When Google Gets Duplicate Content Wrong
Posted on May 14th, 2008by Michael Gray in Google
If you're new here, you may want to subscribe to my RSS feed. Read my top posts or learn more about Michael Gray. Want more frequent updates follow me on Twitter. Thanks for visiting!
There’s lots of hand wringing among publishers about duplicate content, and how other people who are authorized to syndicate, and scrapers who aren’t often outrank the original source, when Google gets it wrong. Here’s an example in action.
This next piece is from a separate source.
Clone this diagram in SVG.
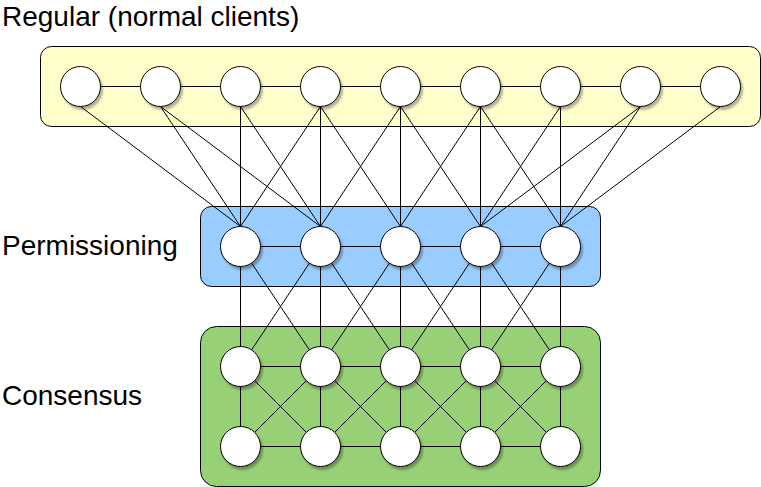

I have an agreement with Web Pro News, they can pick and choose any of my content that they like and republish it on their website. This is fully authorized and sanctioned by me, and I’m glad they do it. However the problem is with Google, their ranking algo IMHO places too much of a bias on domain trust and authority. Since WPN has more trust and authority than I do they will outrank me for my own content. I was looking for something this morning I knew I wrote and couldn’t find it. Eventually I did, but only after realizing Google wasn’t giving me credit. Here’s an example:
OK that wasn’t where I started, but I chose that multi phrase term to prove a point, Google sometimes gets it wrong. I’ve been blogging for quite some time, this domain has a decent amount of links and trust (even though MC has only linked to me once) and gets good traffic, but in comparison to WPN I’m lower down the food chain. So if I’m having duplicate content filters applied to me, imagine how much harder it is for newer domains.
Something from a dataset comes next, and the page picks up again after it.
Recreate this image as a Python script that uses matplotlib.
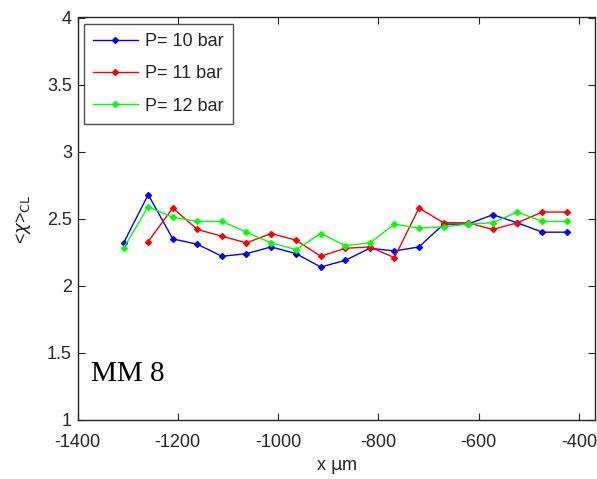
import matplotlib
matplotlib.use('Agg')
import matplotlib.pyplot as plt

# positions along the channel (um)
x_um = [-1308, -1259, -1210, -1161, -1112, -1063, -1014, -964, -915, -866,
        -817, -768, -719, -670, -621, -572, -523, -473, -424]

chi_10bar = [2.32, 2.68, 2.35, 2.31, 2.22, 2.24, 2.29, 2.24, 2.14, 2.19,
             2.28, 2.26, 2.29, 2.46, 2.46, 2.53, 2.47, 2.40, 2.40]
# 11 bar series starts at the second position
chi_11bar = [2.33, 2.58, 2.42, 2.37, 2.32, 2.39, 2.34, 2.22, 2.28,
             2.29, 2.21, 2.58, 2.47, 2.47, 2.42, 2.47, 2.55, 2.55]
chi_12bar = [2.28, 2.59, 2.51, 2.48, 2.48, 2.40, 2.32, 2.27, 2.39, 2.30,
             2.32, 2.46, 2.43, 2.44, 2.46, 2.47, 2.55, 2.48, 2.48]

labels = ['P= 10 bar', 'P= 11 bar', 'P= 12 bar']
colors = ['#0000ff', '#ff0000', '#00ff00']
x_ticks = [-1400, -1200, -1000, -800, -600, -400]
y_ticks = [1, 1.5, 2, 2.5, 3, 3.5, 4]

plt.rcParams['font.family'] = ['Liberation Sans', 'DejaVu Sans']

fig = plt.figure(figsize=(5.97, 4.79), dpi=100)
ax = fig.add_axes([77.5 / 597, 1 - 420 / 479, (595 - 77.5) / 597, (420 - 17.5) / 479])

series = [(x_um, chi_10bar), (x_um[1:], chi_11bar), (x_um, chi_12bar)]
for (xs, ys), lab, c in zip(series, labels, colors):
    ax.plot(xs, ys, color=c, lw=1, marker='D', ms=3, label=lab)

ax.set_xlim(-1400, -368)
ax.set_ylim(1, 4)
ax.set_xticks(x_ticks)
ax.set_xticklabels([str(t) for t in x_ticks])
ax.set_yticks(y_ticks)
ax.set_yticklabels(['1', '1.5', '2', '2.5', '3', '3.5', '4'])
ax.tick_params(direction='in', top=True, right=True, length=5, width=0.8,
               labelsize=13, colors='#262626')
ax.tick_params(axis='x', pad=10)
ax.tick_params(axis='y', pad=4)
for s in ax.spines.values():
    s.set_color('#262626')
    s.set_linewidth(1)

ax.set_xlabel(r'x $\mathrm{\mu}$m', fontsize=13, color='#262626', labelpad=5)
ax.set_ylabel(r'<$\chi$>$_{\mathrm{CL}}$', fontsize=13, color='#262626', labelpad=10)

ax.text(0.026, 0.097, 'MM 8', transform=ax.transAxes, fontsize=21,
        family='Liberation Serif', color='black', va='baseline')

leg = ax.legend(loc='upper left', fontsize=13, frameon=True, fancybox=False,
                edgecolor='#262626', borderaxespad=0.35, handlelength=2.5,
                labelspacing=0.85, borderpad=0.5, handletextpad=0.4)
leg.get_frame().set_linewidth(1)
for t in leg.get_texts():
    t.set_color('#262626')

fig.savefig('out.png', dpi=100)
This trust and authority part of the algo isn’t unique to just Google. I’ve had other stories that were syndicated on WPN make it to Techmeme, and their algo also didn’t give me credit.
If you are having dupe content issues what should you do:
- If you are specifically writing content to be syndicated don’t put the exact same copy on your website if possible, write a different article about the same thing
- If that’s not practical or feasible try to get a link back to the source article, preferably with the title or some other KW rich text
- If you are pushing out a full blog feed and getting scraped, start using the RSS Footer plugin from Joost de Valk it automatically adds links back to the source post and your blog
You can also check out this post on SEL: Search Illustrated - How A Search Engine Determines Duplicate Content
PS: Please note nowhere in this post did I use the word penalty I only used filter. Yes there is a difference and no the two terms aren’t interchangeable.
Sphere: Related Content










May 14th, 2008 at 10:24 am
I’ve wondered about that for a couple of my clients who syndicate their content elsewhere, and figured when the other domain has a higher trust rank by Google, the client’s original site’s content gets a bit pooched.
May 14th, 2008 at 12:14 pm
lol, this page now outranks the other page thanks to the “also trying really hard to get into bookmarking space with their latest attempt Google shared stuff” link, but WPN are still ahead X(
May 14th, 2008 at 1:18 pm
Best part of the post . . .
“PS: Please note nowhere in this post did I use the word penalty I only used filter. Yes there is a difference and no the two terms aren’t interchangeable.”
So true!
Brent D. Payne
May 14th, 2008 at 4:42 pm
“I have an agreement with Web Pro News, they can pick and choose any of my content that they like and republish it on their website. This is fully authorized and sanctioned by me, and I’m glad they do it. However the problem is with Google, their ranking algo IMHO places too much of a bias on domain trust and authority. Since WPN has more trust and authority than I do they will outrank me for my own content.”
So funny, same thing happens to me with WPN. Even when my post gets better and more links and the WPN has only internal links to the article it still can out rank me. now how is that fair or right? proof that once you get to a certain level in authority your internal links can far out-weight someone else’s external links.
May 14th, 2008 at 6:51 pm
Happens to me all the time from SitePronews as well. It typically resurfaces in 48 hours with our site through, but frustrating at times. I agree.
May 16th, 2008 at 2:38 am
I see this a great deal with not just legitimate syndication, but also scraping. If a site, for example, sets up a spam blog on Blogspot.com or another trusted free blog host (even if that trust is not deserved) I’ve seen the search engines rank scraped copies higher than originals.
Likewise, I’ve seen spammers invest in expired domains and use the trust of those domains to outrank original authors.
The severity of this problem is roughly inversely proportional to your PageRank, but it is a serious problem for new and smaller blogs.
Though the trust system of search was a vast improvement, it has its limitations. Sadly, this is one of them.
May 25th, 2008 at 3:51 pm
Is there an argument here for some kind of tag to specify syndication, with a from-to attribute?